Defense units of YPG (People's Protection Units), back from the Sinjar Mountains, gather at the military Base of Peshmerga in Dayrabun
There are about one million Yazidis in the world, half of whom are on the run today. Originally, they mainly settled in northern Iraq and Syria, but also in southeastern Turkey, where Armenians once used to live. Today, most of the Yazidi areas are controlled by ISIS.
“The history of both Armenians and Yazidis is a sad one: the two people share the same suffering due to persecution. I remember my grandmother telling me that she took in Armenians back in the days, around the year 1914, when they were being persecuted. Yazidis and Armenians offered each other protection. Unfortunately, our ancestors couldn’t live in dignity because of the constant threat in the Muslim countries that were their homes.

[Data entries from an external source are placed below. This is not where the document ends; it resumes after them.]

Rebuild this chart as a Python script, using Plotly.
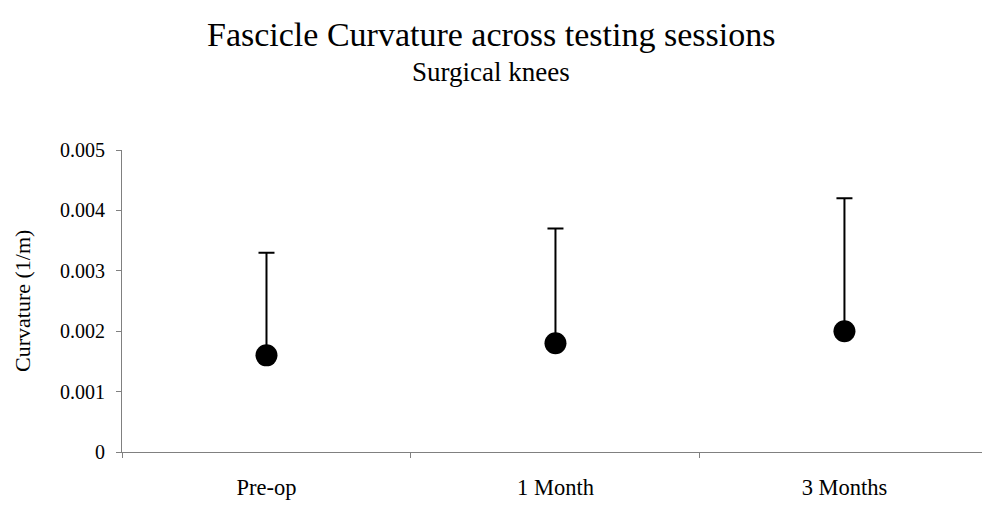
import plotly.graph_objects as go

categories = ["Pre-op", "1 Month", "3 Months"]
means = [0.0016, 0.0018, 0.0020]
upper = [0.0033, 0.0037, 0.0042]
y_ticks = [0, 0.001, 0.002, 0.003, 0.004, 0.005]
y_tick_labels = ["0", "0.001", "0.002", "0.003", "0.004", "0.005"]

err_plus = [u - m for u, m in zip(upper, means)]
err_minus = [0 for _ in means]

W, H = 982, 506
L, R, T, B = 122, 0, 150, 54
pw, ph = W - L - R, H - T - B

def px_x(x):
    return (x - L) / pw

def px_y(y):
    return (H - B - y) / ph

FONT = "Liberation Serif, Times New Roman, serif"

fig = go.Figure()
fig.add_trace(go.Scatter(
    x=categories, y=means, mode="markers",
    marker=dict(size=22, color="black"),
    error_y=dict(type="data", symmetric=False, array=err_plus, arrayminus=err_minus,
                 thickness=2, width=8, color="black"),
    showlegend=False,
))

fig.update_layout(
    width=W, height=H,
    margin=dict(l=L, r=R, t=T, b=B),
    paper_bgcolor="white", plot_bgcolor="white",
    font=dict(family=FONT, color="black"),
    xaxis=dict(type="category", range=[-0.5, 2.476], tickson="boundaries",
               showline=True, linecolor="#808080", linewidth=1,
               ticks="outside", ticklen=5, tickcolor="#808080",
               showgrid=False, zeroline=False, ticklabelstandoff=15,
               tickfont=dict(size=22.5, family=FONT, color="black")),
    yaxis=dict(range=[0, 0.005], tickvals=y_ticks, ticktext=y_tick_labels,
               showline=True, linecolor="#808080", linewidth=1,
               ticks="outside", ticklen=5, tickcolor="#808080",
               showgrid=False, zeroline=False, ticklabelstandoff=7,
               tickfont=dict(size=20, family=FONT, color="black")),
    annotations=[
        dict(text="Fascicle Curvature across testing sessions", xref="paper", yref="paper",
             x=px_x(491), y=px_y(35), xanchor="center", yanchor="middle", showarrow=False,
             font=dict(size=34, family=FONT, color="black")),
        dict(text="Surgical knees", xref="paper", yref="paper",
             x=px_x(491), y=px_y(72), xanchor="center", yanchor="middle", showarrow=False,
             font=dict(size=27, family=FONT, color="black")),
        dict(text="Curvature (1/m)", xref="paper", yref="paper", textangle=-90,
             x=px_x(22), y=px_y(301), xanchor="center", yanchor="middle", showarrow=False,
             font=dict(size=22, family=FONT, color="black")),
    ],
)

fig.write_html("out.html", config={"displayModeBar": False},
               post_script="document.body.style.margin='0';document.body.style.overflow='hidden';")
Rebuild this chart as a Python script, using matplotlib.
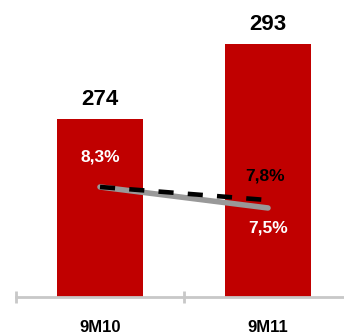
import matplotlib.pyplot as plt

plt.rcParams['font.family'] = ['Liberation Sans', 'DejaVu Sans']

periods = ["9M10", "9M11"]
sales = [274, 293]
margin_solid = [8.3, 7.5]
margin_dashed = [8.3, 7.8]
margin_solid_labels = ["8,3%", "7,5%"]
margin_dashed_labels = ["", "7,8%"]

red = "#C00000"
x = list(range(len(periods)))

fig = plt.figure(figsize=(3.44, 3.32), dpi=100)
ax = fig.add_axes([16 / 344, 35 / 332, 336 / 344, 297 / 332])
ax.bar(x, sales, width=0.51, color=red, zorder=2)
ax.set_xlim(-0.5, 1.5)
ax.set_ylim(229, 304.2)

for xi, v in zip(x, sales):
    ax.annotate(str(v), (xi, v), xytext=(0, 7), textcoords="offset points",
                ha="center", va="bottom", fontsize=16, fontweight="bold")

for s in ["top", "right", "left"]:
    ax.spines[s].set_visible(False)
ax.spines["bottom"].set_color("#c8c8c8")
ax.spines["bottom"].set_linewidth(2)
ax.set_yticks([])
ax.set_xticks([-0.5, 0.5, 1.5])
ax.set_xticklabels([])
ax.tick_params(axis="x", direction="inout", length=8, width=2, color="#c8c8c8")
for xi, p in zip(x, periods):
    ax.annotate(p, (xi, 229), xytext=(0, -16.5), textcoords="offset points",
                ha="center", va="top", fontsize=12, fontweight="bold",
                annotation_clip=False)

ax2 = ax.twinx()
ax2.set_ylim(4.11, 15.42)
ax2.axis("off")
ax2.plot(x, margin_solid, color="#999999", linewidth=4, solid_capstyle="round", zorder=3)
ax2.plot(x, margin_dashed, color="black", linewidth=3.3, dashes=(3.3, 3.1), zorder=4)

ax2.annotate(margin_solid_labels[0], (0, margin_solid[0]), xytext=(0, 16), textcoords="offset points",
             ha="center", va="bottom", fontsize=12.5, fontweight="bold", color="white")
ax2.annotate(margin_solid_labels[1], (1, margin_solid[1]), xytext=(0, -9), textcoords="offset points",
             ha="center", va="top", fontsize=12.5, fontweight="bold", color="white")
ax2.annotate(margin_dashed_labels[1], (1, margin_dashed[1]), xytext=(-2, 12), textcoords="offset points",
             ha="center", va="bottom", fontsize=12.5, fontweight="bold", color="black")

fig.savefig("out.png", dpi=100)
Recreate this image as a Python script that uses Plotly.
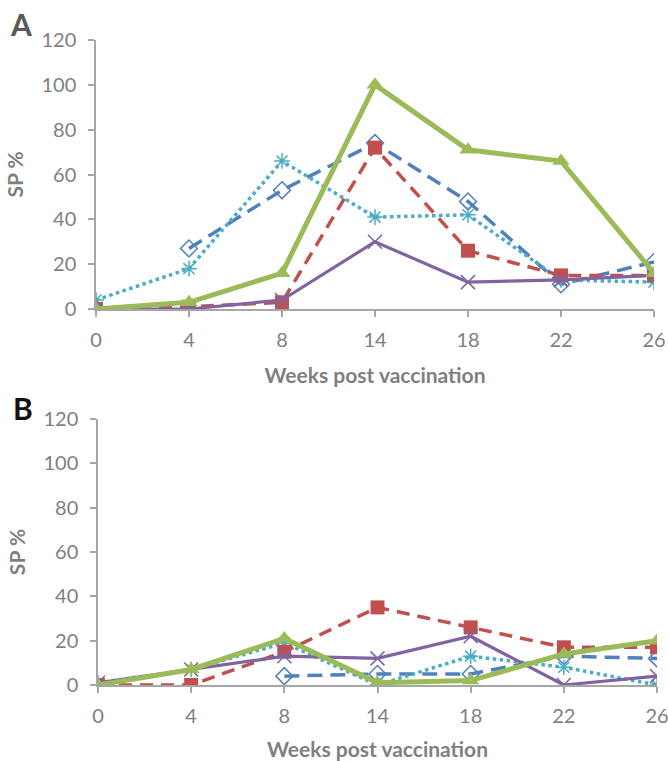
import plotly.graph_objects as go

weeks = ["0", "4", "8", "14", "18", "22", "26"]
xpos = list(range(len(weeks)))
y_ticks = [0, 20, 40, 60, 80, 100, 120]

# Panel A
a_blue = [None, 27, 53, 74, 48, 11, 21]
a_red = [0, 1, 3, 72, 26, 15, 15]
a_green = [0, 3, 16, 100, 71, 66, 16]
a_purple = [0, 0, 4, 30, 12, 13, 15]
a_cyan = [4, 18, 66, 41, 42, 13, 12]

# Panel B
b_blue = [None, None, 4, 5, 5, 13, 12]
b_red = [0, 0, 15, 35, 26, 17, 17]
b_green = [0, 7, 21, 1, 2, 14, 20]
b_purple = [1, 7, 13, 12, 22, 0, 4]
b_cyan = [1, 7, 19, 0, 13, 8, 0]

BLUE = "#4F81BD"
RED = "#C0504D"
GREEN = "#9BBB59"
PURPLE = "#8064A2"
CYAN = "#4BACC6"
GRAY = "#7F7F7F"
AXIS = "#A6A6A6"
FONT = "Lato"

fig = go.Figure()


def add_panel(blue, red, green, purple, cyan, xa, ya):
    fig.add_trace(go.Scatter(
        x=xpos, y=blue, xaxis=xa, yaxis=ya, mode="lines+markers",
        line=dict(color=BLUE, width=3.5, dash="15px,8px"),
        marker=dict(symbol="diamond-open", size=13, color=BLUE, line=dict(width=1.5)),
        showlegend=False))
    fig.add_trace(go.Scatter(
        x=xpos, y=cyan, xaxis=xa, yaxis=ya, mode="lines+markers",
        line=dict(color=CYAN, width=3.5, dash="dot"),
        marker=dict(symbol="asterisk-open", size=13, color=CYAN, line=dict(width=1.5, color=CYAN)),
        showlegend=False))
    fig.add_trace(go.Scatter(
        x=xpos, y=red, xaxis=xa, yaxis=ya, mode="lines+markers",
        line=dict(color=RED, width=3.5, dash="13px,8px"),
        marker=dict(symbol="square", size=14, color=RED),
        showlegend=False))
    fig.add_trace(go.Scatter(
        x=xpos, y=purple, xaxis=xa, yaxis=ya, mode="lines+markers",
        line=dict(color=PURPLE, width=3.2),
        marker=dict(symbol="x-thin-open", size=14, color=PURPLE, line=dict(width=1.5, color=PURPLE)),
        showlegend=False))
    fig.add_trace(go.Scatter(
        x=xpos, y=green, xaxis=xa, yaxis=ya, mode="lines+markers",
        line=dict(color=GREEN, width=5),
        marker=dict(symbol="triangle-up", size=15, color=GREEN),
        showlegend=False))


add_panel(a_blue, a_red, a_green, a_purple, a_cyan, "x", "y")
add_panel(b_blue, b_red, b_green, b_purple, b_cyan, "x2", "y2")

xcommon = dict(
    range=[0, 6], tickvals=xpos, ticktext=weeks, showgrid=False, zeroline=False,
    showline=True, linecolor=AXIS, linewidth=1.5, ticks="outside", ticklen=6,
    tickcolor=AXIS, tickwidth=1.5, tickfont=dict(family=FONT, size=20, color=GRAY),
    ticklabelstandoff=6, ticklabeloverflow="allow", automargin=False,
    title=dict(text="<b>Weeks post vaccination</b>", font=dict(family=FONT, size=21, color=GRAY), standoff=19),
)
ycommon = dict(
    range=[0, 120], tickvals=y_ticks, showgrid=False, zeroline=False,
    showline=True, linecolor=AXIS, linewidth=1.5, ticks="outside", ticklen=6,
    tickcolor=AXIS, tickwidth=1.5, tickfont=dict(family=FONT, size=20, color=GRAY),
    ticklabelstandoff=8, ticklabeloverflow="allow", automargin=False,
    title=dict(text="<b>SP %</b>", font=dict(family=FONT, size=21, color=GRAY), standoff=12),
)

FW, FH = 668, 761
L = 90.0
PW = 570.0


def fx(px):
    return (px - L) / PW


def fy(py):
    return (FH - py) / FH


fig.update_layout(
    width=FW, height=FH,
    margin=dict(l=L, r=FW - L - PW, t=0, b=0, autoexpand=False),
    paper_bgcolor="white", plot_bgcolor="white",
    xaxis=dict(xcommon, domain=[fx(96), fx(654)], anchor="y"),
    yaxis=dict(ycommon, domain=[fy(309), fy(40)], anchor="x"),
    xaxis2=dict(xcommon, domain=[fx(98), fx(657)], anchor="y2"),
    yaxis2=dict(ycommon, domain=[fy(685), fy(419)], anchor="x2"),
    annotations=[
        dict(text="<b>A</b>", x=fx(21), y=fy(24), xref="paper", yref="paper",
             xanchor="center", yanchor="middle",
             showarrow=False, font=dict(family=FONT, size=30, color="#595959")),
        dict(text="<b>B</b>", x=fx(23), y=fy(408), xref="paper", yref="paper",
             xanchor="center", yanchor="middle",
             showarrow=False, font=dict(family=FONT, size=30, color="#111111")),
    ],
)

fig.write_html(
    "out.html",
    config={"displayModeBar": False},
    post_script="document.body.style.margin='0';document.body.style.overflow='hidden';",
)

My grandmother also told me that she preferred to do her shopping in places owned by Armenians,” Düzen recalls.
Unlike the Armenians, the Yazidis were largely spared genocidal massacres 100 years ago. “I suppose it can be attributed to the fact that they have always lived in total seclusion, keeping their religious life a secret. They have always shied away from public life or education. For 1,000 years, the Yazidis have been practicing their apolitical religion, passed down orally from generation to generation. They preferred not to send their children to school for fear of Islamization, whereas Armenians always attached great importance to education and insisted on living their religion openly and being proud of their heritage. This was their undoing,” Düzen says. Although the Yazidis have kept a low profile, harm has been inflicted upon them time and again: up to 72 massacres have been carried out against the religious minority in the course of human history. “The world has just been made aware of the barbaric, terrorist tactics used by ISIS, but the Yazidis have been accustomed to them for a long time,” Düzen says.
“The only difference between the Yazidi and the Armenian Genocides are the numbers: while the former may have claimed relatively few victims, the latter cost the lives of one and a half million people. How does one explain the rape of eight-year-old girls? How does one look into the eyes of children who lost both parents within minutes, for no reason other than being Yazidi, as I am? I captured the horror on camera so that no one could plead ignorance in the future. It’s my firm conviction that we all have a responsibility for what we see,” Düzen explains.